Have we ever considered that how paper resumes or job applications are sorted may cause adverse impact? The Contrast The resume paradigm assumes the candidate presented his/her information in a manner that was usable/valuable to the company.
The scorable, multi-method screening process gathers information intentionally, based upon predefined information needs. One is hopeful, the other objective. Upon which type of information do you want to base your decisions? As we consider the evolution of the recruiting process the resume has not evolved, it has not kept pace.
And, the investment of major ATSs on building yet more sophisticated searching capabilities, coupled with the parallel emphasis on marketing this capability as the key to efficiency, prevents the staffing industry from letting go of the spin document.
In effect, the ATS vendors have perpetuated the paradigm, putting forth inferior screening technology and winning, like VHS winning over Beta in the video market. Superior technology lost to superior marketing. The Opportunity The shear volume of hard to interpret data from resume spamming has opened the door to the room labeled: “Need for Change.”
How easily the industry steps across that threshold may be in part directly related to: (in no particular order)

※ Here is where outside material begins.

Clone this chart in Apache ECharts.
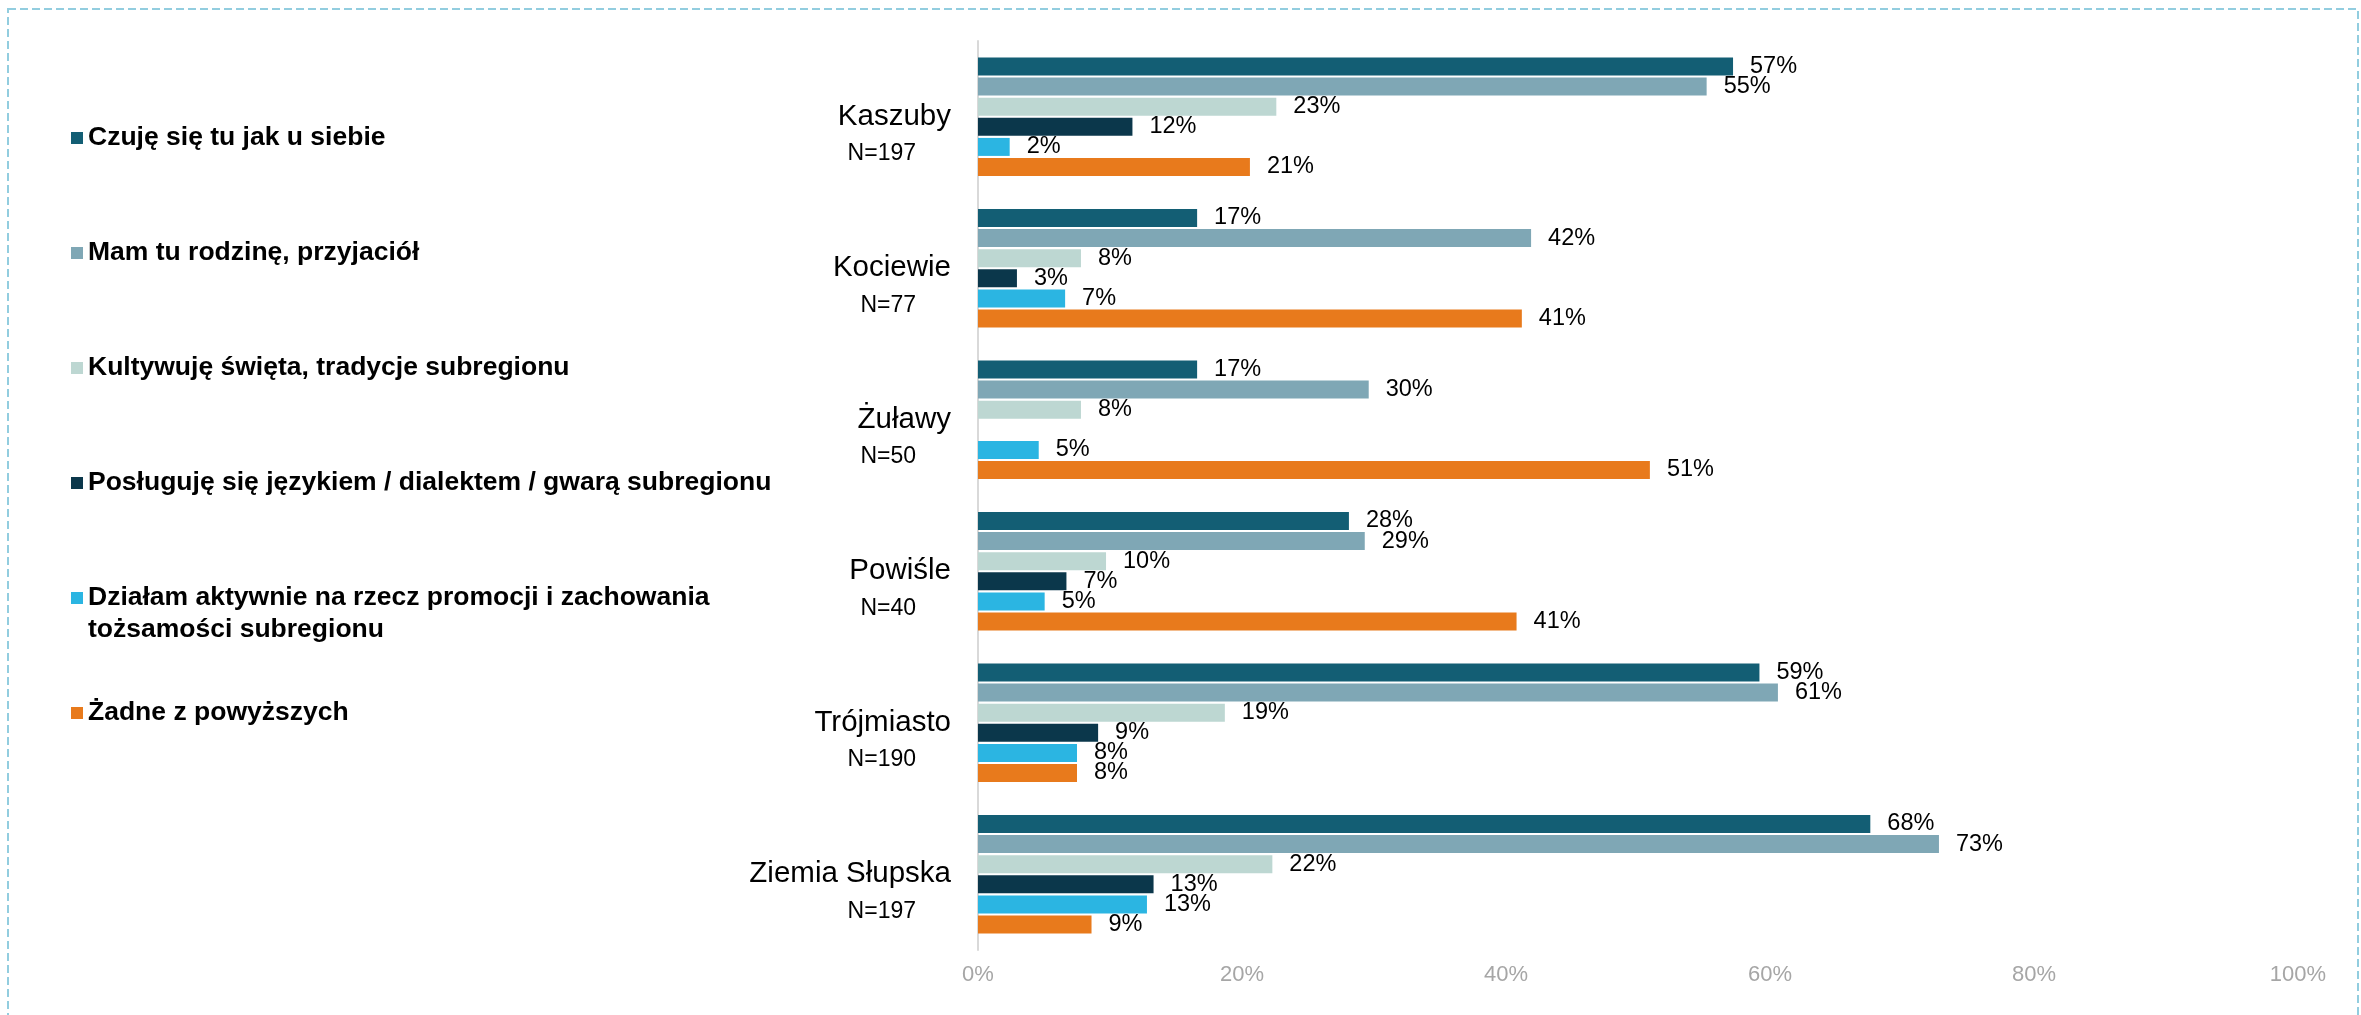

1. The degree to which the HR profession acknowledges lessons learned from decades of research on improving the objectivity of selection decisions
2. The success stories that get broad publicity
3. The degree to which users become informed enough to use new methods wisely, (and avoid firing silver bullets)

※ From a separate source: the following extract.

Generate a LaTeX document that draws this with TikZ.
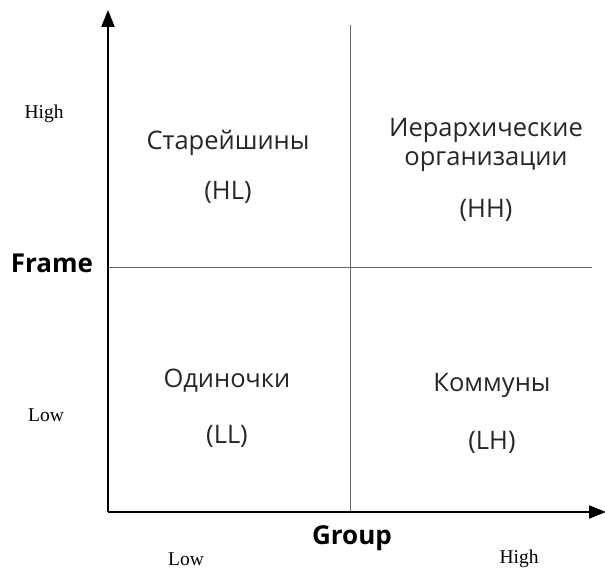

4. The shift in the approach (and message) of ATS and CRM screening to methods more objective than the resume Simulations, virtual job tryouts and work sampling are the wave of the future, and are being used on a limited basis today.

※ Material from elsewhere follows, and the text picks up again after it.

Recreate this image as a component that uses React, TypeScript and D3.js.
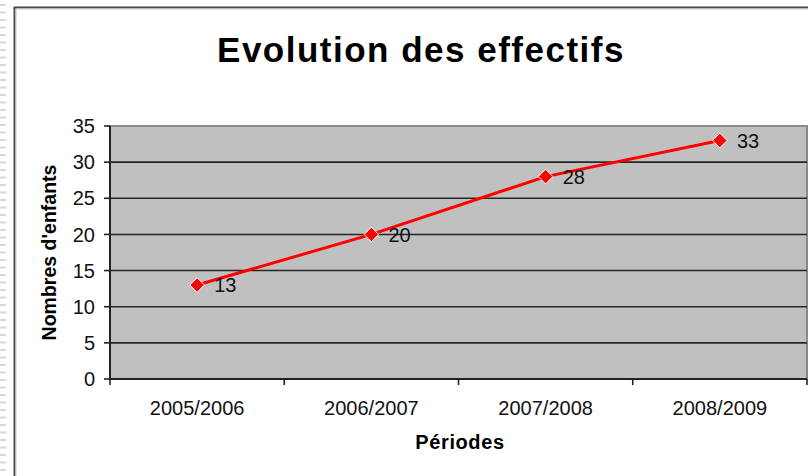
import React from "react";
import * as d3 from "d3";

const categories = ["2005/2006", "2006/2007", "2007/2008", "2008/2009"];
const values = [13, 20, 28, 33];
const yTicks = [0, 5, 10, 15, 20, 25, 30, 35];
const title = "Evolution des effectifs";
const xTitle = "Périodes";
const yTitle = "Nombres d'enfants";

const W = 808;
const H = 476;
const FONT = "'Liberation Sans', Arial, Helvetica, sans-serif";

export default function App() {
  const plot = { left: 110, right: 807, top: 126, bottom: 379 };
  const x = d3
    .scaleBand<string>()
    .domain(categories)
    .range([plot.left, plot.right])
    .paddingInner(0)
    .paddingOuter(0);
  const y = d3.scaleLinear().domain([0, 35]).range([plot.bottom, plot.top]);
  const cx = (c: string) => (x(c) as number) + x.bandwidth() / 2;

  const line = d3
    .line<number>()
    .x((_, i) => cx(categories[i]))
    .y((d) => y(d));

  const diamond = d3.symbol().type(d3.symbolDiamond2).size(135)();

  const boundaries = categories.map((c) => x(c) as number).concat([plot.right]);
  const dashes = d3.range(0, H, 7.5);

  return (
    <svg
      width={W}
      height={H}
      style={{ position: "absolute", left: 0, top: 0, display: "block", background: "#fff" }}
    >
      {/* left dotted strip */}
      {dashes.map((d, i) => (
        <rect key={i} x={0} y={d + 4} width={6} height={2} fill="#d8d8d8" />
      ))}
      {/* chart frame */}
      <rect x={14.5} y={7.5} width={900} height={600} fill="#fff" stroke="#4a4a4a" strokeWidth={2} />
      <rect x={16} y={9} width={900} height={600} fill="none" stroke="#c8c8c8" strokeWidth={1} />

      {/* title */}
      <text
        x={421}
        y={62}
        textAnchor="middle"
        fontFamily={FONT}
        fontWeight="bold"
        fontSize={35}
        letterSpacing={1.5}
        fill="#000"
      >
        {title}
      </text>

      {/* plot area */}
      <rect
        x={plot.left}
        y={plot.top}
        width={plot.right - plot.left}
        height={plot.bottom - plot.top}
        fill="#c0c0c0"
        stroke="#8a8a8a"
        strokeWidth={2}
      />
      {/* gridlines */}
      {yTicks
        .filter((t) => t !== 0 && t !== 35)
        .map((t) => (
          <line
            key={t}
            x1={plot.left}
            x2={plot.right}
            y1={y(t)}
            y2={y(t)}
            stroke="#262626"
            strokeWidth={1.6}
          />
        ))}
      {/* axes */}
      <line x1={plot.left} x2={plot.left} y1={plot.top} y2={plot.bottom} stroke="#222" strokeWidth={2} />
      <line x1={plot.left - 1} x2={plot.right} y1={plot.bottom} y2={plot.bottom} stroke="#222" strokeWidth={2} />

      {/* y ticks */}
      {yTicks.map((t) => (
        <g key={t}>
          <line x1={plot.left - 6} x2={plot.left} y1={y(t)} y2={y(t)} stroke="#222" strokeWidth={1.6} />
          <text
            x={95}
            y={y(t)}
            dy="0.36em"
            textAnchor="end"
            fontFamily={FONT}
            fontSize={20}
            fill="#111"
          >
            {t}
          </text>
        </g>
      ))}

      {/* x ticks */}
      {boundaries.map((b, i) => (
        <line key={i} x1={b} x2={b} y1={plot.bottom} y2={plot.bottom + 6} stroke="#222" strokeWidth={1.6} />
      ))}
      {categories.map((c) => (
        <text
          key={c}
          x={cx(c)}
          y={415}
          textAnchor="middle"
          fontFamily={FONT}
          fontSize={20}
          fill="#111"
        >
          {c}
        </text>
      ))}

      {/* axis titles */}
      <text
        x={460}
        y={449}
        textAnchor="middle"
        fontFamily={FONT}
        fontWeight="bold"
        fontSize={20}
        letterSpacing={0.6}
        fill="#000"
      >
        {xTitle}
      </text>
      <text
        transform={`translate(56,${(plot.top + plot.bottom) / 2}) rotate(-90)`}
        textAnchor="middle"
        fontFamily={FONT}
        fontWeight="bold"
        fontSize={19.5}
        fill="#000"
      >
        {yTitle}
      </text>

      {/* series */}
      <path d={line(values) || ""} fill="none" stroke="#ff0000" strokeWidth={3} />
      {values.map((v, i) => (
        <g key={i}>
          <path
            d={diamond || ""}
            transform={`translate(${cx(categories[i])},${y(v)})`}
            fill="#ff0000"
            stroke="#ffffff"
            strokeWidth={1}
          />
          <text
            x={cx(categories[i]) + 17}
            y={y(v)}
            dy="0.36em"
            fontFamily={FONT}
            fontSize={20}
            fill="#111"
          >
            {v}
          </text>
        </g>
      ))}
    </svg>
  );
}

This medium creates an engaging, two-way exchange that offers both parties the opportunity to learn more about each other, the job, the culture, and affords each party the insight needed to make more effective decisions on whether to move forward in the courtship process.
As these methods advance, the stagnant resume will become less valuable and will fall from grace as the tool of choice for talent screening. Should we do away with resumes? No, but we should take a more objective approach to screening candidates. “Mother may I,… take three giant steps forward?”